SET EXERCISE: Leave out the pictures and copy everything else below exactly.

INFORMATION PROVIDED:
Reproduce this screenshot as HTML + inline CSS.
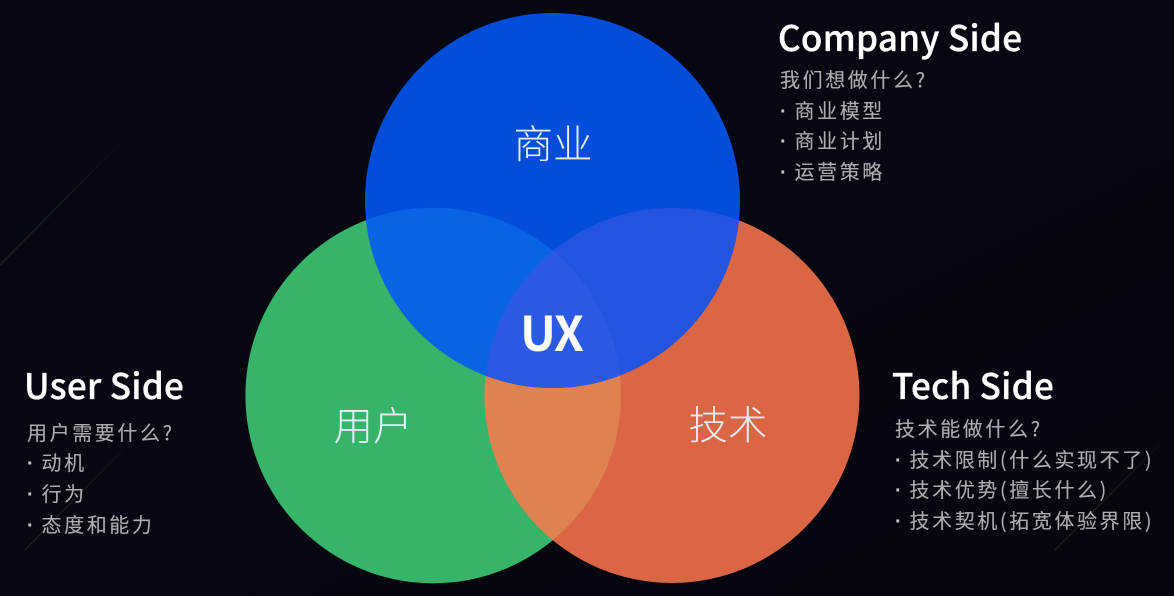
<!DOCTYPE html>
<html><head><meta charset="utf-8">
<style>
html,body{margin:0;padding:0;background:#05060f}
svg{display:block}
text{font-family:"Noto Sans CJK SC","Liberation Sans",sans-serif}
.h{font-size:35px;font-weight:500;fill:#fff;letter-spacing:.3px;stroke:#fff;stroke-width:.35px}
.t{font-size:20px;fill:#aeaeb1;letter-spacing:2.6px;stroke:#aeaeb1;stroke-width:.12px}
.d{font-size:20px;fill:#c4c4c6;font-family:"Liberation Sans",sans-serif;font-weight:700}
.c{font-size:39.5px;fill:#e9eef8;font-weight:300}
</style></head><body>
<svg width="1174" height="596" viewBox="0 0 1174 596" xmlns="http://www.w3.org/2000/svg">
<defs>
<linearGradient id="bg" x1="0" y1="0" x2="1" y2="1"><stop offset="0" stop-color="#060812"/><stop offset="1" stop-color="#05060e"/></linearGradient>
<linearGradient id="l1" x1="0" y1="1" x2="1" y2="0"><stop offset="0" stop-color="#2e2622" stop-opacity=".7"/><stop offset=".5" stop-color="#2e2622" stop-opacity=".6"/><stop offset="1" stop-color="#1a2030" stop-opacity="0"/></linearGradient>
<clipPath id="cb"><circle cx="552.5" cy="200.5" r="187.5"/></clipPath>
<clipPath id="cg"><circle cx="433.2" cy="395.5" r="187.8"/></clipPath>
</defs>
<rect width="1174" height="596" fill="url(#bg)"/>
<path d="M0 265L135 128V0H0Z" fill="#070a16" opacity=".6"/>
<line x1="0" y1="265" x2="130" y2="133" stroke="url(#l1)" stroke-width="1.5"/>
<line x1="25" y1="550" x2="140" y2="432" stroke="url(#l1)" stroke-width="1.5"/>
<line x1="1055" y1="550" x2="1174" y2="430" stroke="url(#l1)" stroke-width="1.5"/>
<circle cx="433.2" cy="395.5" r="187.8" fill="#35b46a"/>
<circle cx="672" cy="395.5" r="187.5" fill="#db6644"/>
<g clip-path="url(#cg)"><circle cx="672" cy="395.5" r="187.5" fill="#e08250"/></g>
<circle cx="552.5" cy="200.5" r="187.5" fill="#034ddb"/>
<g clip-path="url(#cb)">
<circle cx="433.2" cy="395.5" r="187.8" fill="#0765e4"/>
<circle cx="672" cy="395.5" r="187.5" fill="#2354e0"/>
<g clip-path="url(#cg)"><circle cx="672" cy="395.5" r="187.5" fill="#2b59e2"/></g>
</g>
<text class="c" x="513.5" y="158.5">商业</text>
<text class="c" x="333.5" y="440.5">用户</text>
<text class="c" x="688.5" y="439.5">技术</text>
<text x="520" y="351" style="font-size:48px;font-weight:700;fill:#fff;letter-spacing:-1.5px">UX</text>
<text class="h" x="778" y="51">Company Side</text>
<text class="t" x="780" y="87">我们想做什么?</text>
<text class="d" x="780" y="118">·</text><text class="t" x="794.5" y="118">商业模型</text>
<text class="d" x="780" y="148">·</text><text class="t" x="794.5" y="148">商业计划</text>
<text class="d" x="780" y="179">·</text><text class="t" x="794.5" y="179">运营策略</text>
<text class="h" x="24" y="399">User Side</text>
<text class="t" x="27" y="440">用户需要什么?</text>
<text class="d" x="27" y="470">·</text><text class="t" x="41.5" y="470">动机</text>
<text class="d" x="27" y="501">·</text><text class="t" x="41.5" y="501">行为</text>
<text class="d" x="27" y="532">·</text><text class="t" x="41.5" y="532">态度和能力</text>
<text class="h" x="892" y="399">Tech Side</text>
<text class="t" x="895" y="436">技术能做什么?</text>
<text class="d" x="895" y="467">·</text><text class="t" x="909.5" y="467">技术限制(什么实现不了)</text>
<text class="d" x="895" y="497">·</text><text class="t" x="909.5" y="497">技术优势(擅长什么)</text>
<text class="d" x="895" y="528">·</text><text class="t" x="909.5" y="528">技术契机(拓宽体验界限)</text>
</svg>
</body></html>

OUTPUT BELOW:
Reproduce this screenshot as HTML + inline CSS.
<!DOCTYPE html>
<html><head><meta charset="utf-8">
<style>
html,body{margin:0;padding:0;background:#05060f}
svg{display:block}
text{font-family:"Noto Sans CJK SC","Liberation Sans",sans-serif}
.h{font-size:35px;font-weight:500;fill:#fff;letter-spacing:.3px;stroke:#fff;stroke-width:.35px}
.t{font-size:20px;fill:#aeaeb1;letter-spacing:2.6px;stroke:#aeaeb1;stroke-width:.12px}
.d{font-size:20px;fill:#c4c4c6;font-family:"Liberation Sans",sans-serif;font-weight:700}
.c{font-size:39.5px;fill:#e9eef8;font-weight:300}
</style></head><body>
<svg width="1174" height="596" viewBox="0 0 1174 596" xmlns="http://www.w3.org/2000/svg">
<defs>
<linearGradient id="bg" x1="0" y1="0" x2="1" y2="1"><stop offset="0" stop-color="#060812"/><stop offset="1" stop-color="#05060e"/></linearGradient>
<linearGradient id="l1" x1="0" y1="1" x2="1" y2="0"><stop offset="0" stop-color="#2e2622" stop-opacity=".7"/><stop offset=".5" stop-color="#2e2622" stop-opacity=".6"/><stop offset="1" stop-color="#1a2030" stop-opacity="0"/></linearGradient>
<clipPath id="cb"><circle cx="552.5" cy="200.5" r="187.5"/></clipPath>
<clipPath id="cg"><circle cx="433.2" cy="395.5" r="187.8"/></clipPath>
</defs>
<rect width="1174" height="596" fill="url(#bg)"/>
<path d="M0 265L135 128V0H0Z" fill="#070a16" opacity=".6"/>
<line x1="0" y1="265" x2="130" y2="133" stroke="url(#l1)" stroke-width="1.5"/>
<line x1="25" y1="550" x2="140" y2="432" stroke="url(#l1)" stroke-width="1.5"/>
<line x1="1055" y1="550" x2="1174" y2="430" stroke="url(#l1)" stroke-width="1.5"/>
<circle cx="433.2" cy="395.5" r="187.8" fill="#35b46a"/>
<circle cx="672" cy="395.5" r="187.5" fill="#db6644"/>
<g clip-path="url(#cg)"><circle cx="672" cy="395.5" r="187.5" fill="#e08250"/></g>
<circle cx="552.5" cy="200.5" r="187.5" fill="#034ddb"/>
<g clip-path="url(#cb)">
<circle cx="433.2" cy="395.5" r="187.8" fill="#0765e4"/>
<circle cx="672" cy="395.5" r="187.5" fill="#2354e0"/>
<g clip-path="url(#cg)"><circle cx="672" cy="395.5" r="187.5" fill="#2b59e2"/></g>
</g>
<text class="c" x="513.5" y="158.5">商业</text>
<text class="c" x="333.5" y="440.5">用户</text>
<text class="c" x="688.5" y="439.5">技术</text>
<text x="520" y="351" style="font-size:48px;font-weight:700;fill:#fff;letter-spacing:-1.5px">UX</text>
<text class="h" x="778" y="51">Company Side</text>
<text class="t" x="780" y="87">我们想做什么?</text>
<text class="d" x="780" y="118">·</text><text class="t" x="794.5" y="118">商业模型</text>
<text class="d" x="780" y="148">·</text><text class="t" x="794.5" y="148">商业计划</text>
<text class="d" x="780" y="179">·</text><text class="t" x="794.5" y="179">运营策略</text>
<text class="h" x="24" y="399">User Side</text>
<text class="t" x="27" y="440">用户需要什么?</text>
<text class="d" x="27" y="470">·</text><text class="t" x="41.5" y="470">动机</text>
<text class="d" x="27" y="501">·</text><text class="t" x="41.5" y="501">行为</text>
<text class="d" x="27" y="532">·</text><text class="t" x="41.5" y="532">态度和能力</text>
<text class="h" x="892" y="399">Tech Side</text>
<text class="t" x="895" y="436">技术能做什么?</text>
<text class="d" x="895" y="467">·</text><text class="t" x="909.5" y="467">技术限制(什么实现不了)</text>
<text class="d" x="895" y="497">·</text><text class="t" x="909.5" y="497">技术优势(擅长什么)</text>
<text class="d" x="895" y="528">·</text><text class="t" x="909.5" y="528">技术契机(拓宽体验界限)</text>
</svg>
</body></html>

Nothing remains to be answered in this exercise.